GIVEN PROBLEM:
Write out the entries below exactly, starting at the first line and stopping after the line that contains "return apex[0] + (br[0]"; skip all pictures.

### DATA SUPPLIED

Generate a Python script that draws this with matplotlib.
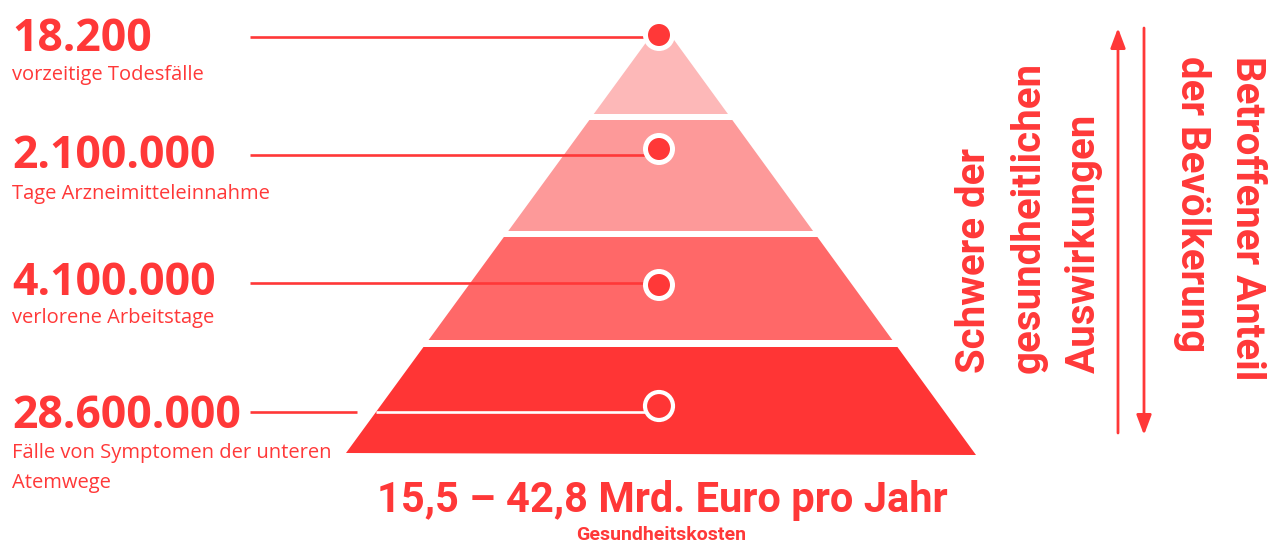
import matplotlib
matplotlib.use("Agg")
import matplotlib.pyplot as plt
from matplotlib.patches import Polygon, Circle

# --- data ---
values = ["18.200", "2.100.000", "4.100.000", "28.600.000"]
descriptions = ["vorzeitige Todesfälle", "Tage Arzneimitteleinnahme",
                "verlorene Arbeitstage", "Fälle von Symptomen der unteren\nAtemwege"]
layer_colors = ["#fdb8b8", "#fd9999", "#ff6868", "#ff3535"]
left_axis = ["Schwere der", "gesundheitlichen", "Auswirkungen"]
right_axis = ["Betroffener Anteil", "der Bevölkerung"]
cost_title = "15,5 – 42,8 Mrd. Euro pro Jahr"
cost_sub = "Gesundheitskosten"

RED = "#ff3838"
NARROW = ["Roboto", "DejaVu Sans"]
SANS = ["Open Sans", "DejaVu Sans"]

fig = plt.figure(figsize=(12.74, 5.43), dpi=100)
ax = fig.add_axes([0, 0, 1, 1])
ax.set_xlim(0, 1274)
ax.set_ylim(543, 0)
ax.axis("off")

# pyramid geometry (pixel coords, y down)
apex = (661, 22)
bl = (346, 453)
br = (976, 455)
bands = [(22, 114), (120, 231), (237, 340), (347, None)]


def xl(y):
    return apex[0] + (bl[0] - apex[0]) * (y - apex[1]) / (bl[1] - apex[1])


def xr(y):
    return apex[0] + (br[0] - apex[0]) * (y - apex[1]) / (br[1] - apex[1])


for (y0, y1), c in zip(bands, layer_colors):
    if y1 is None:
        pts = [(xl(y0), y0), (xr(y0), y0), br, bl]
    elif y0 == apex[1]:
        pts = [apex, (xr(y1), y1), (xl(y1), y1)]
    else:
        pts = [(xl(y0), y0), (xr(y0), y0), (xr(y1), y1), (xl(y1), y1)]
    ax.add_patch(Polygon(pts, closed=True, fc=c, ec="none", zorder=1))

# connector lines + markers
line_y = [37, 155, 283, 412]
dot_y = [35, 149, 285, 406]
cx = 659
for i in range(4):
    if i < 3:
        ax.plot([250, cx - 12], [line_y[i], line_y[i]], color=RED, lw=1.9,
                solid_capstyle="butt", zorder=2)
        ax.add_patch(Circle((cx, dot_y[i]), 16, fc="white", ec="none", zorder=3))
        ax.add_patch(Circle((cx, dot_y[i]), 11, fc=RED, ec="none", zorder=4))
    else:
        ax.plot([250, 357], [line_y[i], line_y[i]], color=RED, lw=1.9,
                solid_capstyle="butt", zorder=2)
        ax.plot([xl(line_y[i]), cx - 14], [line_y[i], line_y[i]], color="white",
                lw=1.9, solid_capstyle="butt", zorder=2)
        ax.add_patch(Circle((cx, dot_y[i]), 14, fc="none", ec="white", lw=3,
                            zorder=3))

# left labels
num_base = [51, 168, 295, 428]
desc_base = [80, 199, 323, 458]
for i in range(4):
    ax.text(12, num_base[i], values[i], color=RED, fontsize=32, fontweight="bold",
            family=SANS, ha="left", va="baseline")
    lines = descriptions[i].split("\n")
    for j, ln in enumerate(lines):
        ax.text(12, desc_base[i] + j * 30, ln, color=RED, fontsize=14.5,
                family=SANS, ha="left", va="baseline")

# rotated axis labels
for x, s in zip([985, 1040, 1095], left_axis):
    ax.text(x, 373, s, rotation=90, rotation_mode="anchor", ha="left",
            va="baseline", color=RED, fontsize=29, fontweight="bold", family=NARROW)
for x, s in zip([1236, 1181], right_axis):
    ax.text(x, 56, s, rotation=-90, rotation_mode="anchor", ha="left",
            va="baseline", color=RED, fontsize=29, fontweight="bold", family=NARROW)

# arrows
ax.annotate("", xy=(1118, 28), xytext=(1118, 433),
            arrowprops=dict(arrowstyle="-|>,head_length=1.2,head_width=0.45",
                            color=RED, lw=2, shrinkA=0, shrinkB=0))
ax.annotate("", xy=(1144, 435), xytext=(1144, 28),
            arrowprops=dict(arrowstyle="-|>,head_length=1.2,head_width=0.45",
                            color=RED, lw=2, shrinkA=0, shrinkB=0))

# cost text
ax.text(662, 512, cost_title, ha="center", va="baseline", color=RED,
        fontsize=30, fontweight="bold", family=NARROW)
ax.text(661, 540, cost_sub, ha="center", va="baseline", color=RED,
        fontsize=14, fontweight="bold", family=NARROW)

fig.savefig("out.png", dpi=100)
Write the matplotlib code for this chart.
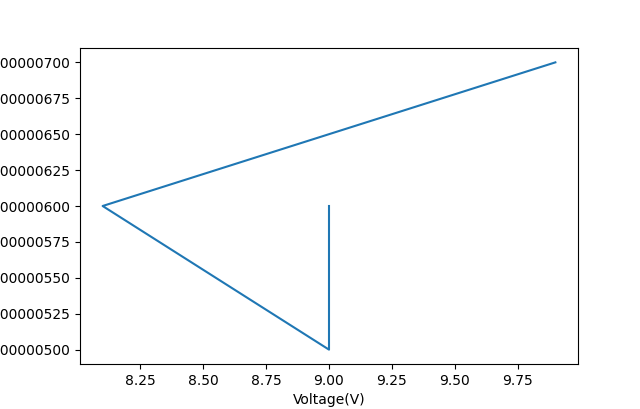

######

PROBLEM SOLUTION:
Generate a Python script that draws this with matplotlib.
import matplotlib
matplotlib.use("Agg")
import matplotlib.pyplot as plt
from matplotlib.patches import Polygon, Circle

# --- data ---
values = ["18.200", "2.100.000", "4.100.000", "28.600.000"]
descriptions = ["vorzeitige Todesfälle", "Tage Arzneimitteleinnahme",
                "verlorene Arbeitstage", "Fälle von Symptomen der unteren\nAtemwege"]
layer_colors = ["#fdb8b8", "#fd9999", "#ff6868", "#ff3535"]
left_axis = ["Schwere der", "gesundheitlichen", "Auswirkungen"]
right_axis = ["Betroffener Anteil", "der Bevölkerung"]
cost_title = "15,5 – 42,8 Mrd. Euro pro Jahr"
cost_sub = "Gesundheitskosten"

RED = "#ff3838"
NARROW = ["Roboto", "DejaVu Sans"]
SANS = ["Open Sans", "DejaVu Sans"]

fig = plt.figure(figsize=(12.74, 5.43), dpi=100)
ax = fig.add_axes([0, 0, 1, 1])
ax.set_xlim(0, 1274)
ax.set_ylim(543, 0)
ax.axis("off")

# pyramid geometry (pixel coords, y down)
apex = (661, 22)
bl = (346, 453)
br = (976, 455)
bands = [(22, 114), (120, 231), (237, 340), (347, None)]


def xl(y):
    return apex[0] + (bl[0] - apex[0]) * (y - apex[1]) / (bl[1] - apex[1])


def xr(y):
    return apex[0] + (br[0] - apex[0]) * (y - apex[1]) / (br[1] - apex[1])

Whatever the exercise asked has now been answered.